Vampire Weekend’s Return: Everything We Know So Far

Six years is a very long time in the world of music. Will you take Vampire Weekend back or nah?

2013. That was the year Vampire Weekend released its last album, the relatively gloomy Modern Vampires of the City. The band’s third album in just five years, it was an undeniable chart-topping and Grammy-winning hit. They were graced with a plum spot on Coachella’s main stage that year. They toured a lot.

Much has changed in the time since mid-2013. Vampire Weekend lost a key member, Rostam Batmanglij, while frontman Ezra Koenig found love with actress Rashida Jones, with whom he now has a son. He moved to Los Angeles and worked on Netflix anime series, Neo Yokio, starring Jaden Smith, Jude Law, Desus Nice, and The Kid Mero. 

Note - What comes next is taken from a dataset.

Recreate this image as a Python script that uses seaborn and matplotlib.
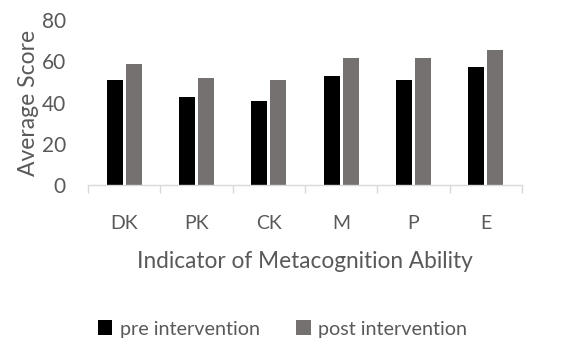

After a series of furtive teases, Vampire Weekend has shared the first two songs from the band’s long-gestating fourth full-length, which will arrive sometime this spring with a most unexpected title: Father of the Bride. It replaces the previously revealed working moniker, Mitsubishi Macchiato.

New song “2021” is a quiet and unobtrusive ballad that could serve as a bedtime lullaby, crafted atop a sample by Yellow Magic Orchestra founder Haruomi Hosono. Clocking in at under two minutes, it also features Jenny Lewis on backing vocals.

The more upbeat “Harmony Hall” harkens back to earlier Vampire Weekend work, featuring the ex-bandmate Batmanglij as co-producer alongside Ariel Rechtshaid. Greg Leisz and Dirty Projectors’ Dave Longstreth share guitar duties, while HAIM’s Danielle Haim joins the party on backing vocals. The track’s sing-along chorus of “I don’t want to live like this/But I don’t want to die” is ready-made for expansive music festival fields.

 

Koenig revealed to Beats 1 that FOTB will featured 18 songs and the band’s first-ever features, including Steve Lacy of The Internet.

“The people in ‘Oxford Comma’ and ‘White Sky’ and ‘Step’—I had this feeling this is where those people are now,” Koening shared with GQ about the perspectives found across Father of the Bride, referring to the characters who’ve populated the band’s songs over the years. “Like, this is where all this shit ended up.”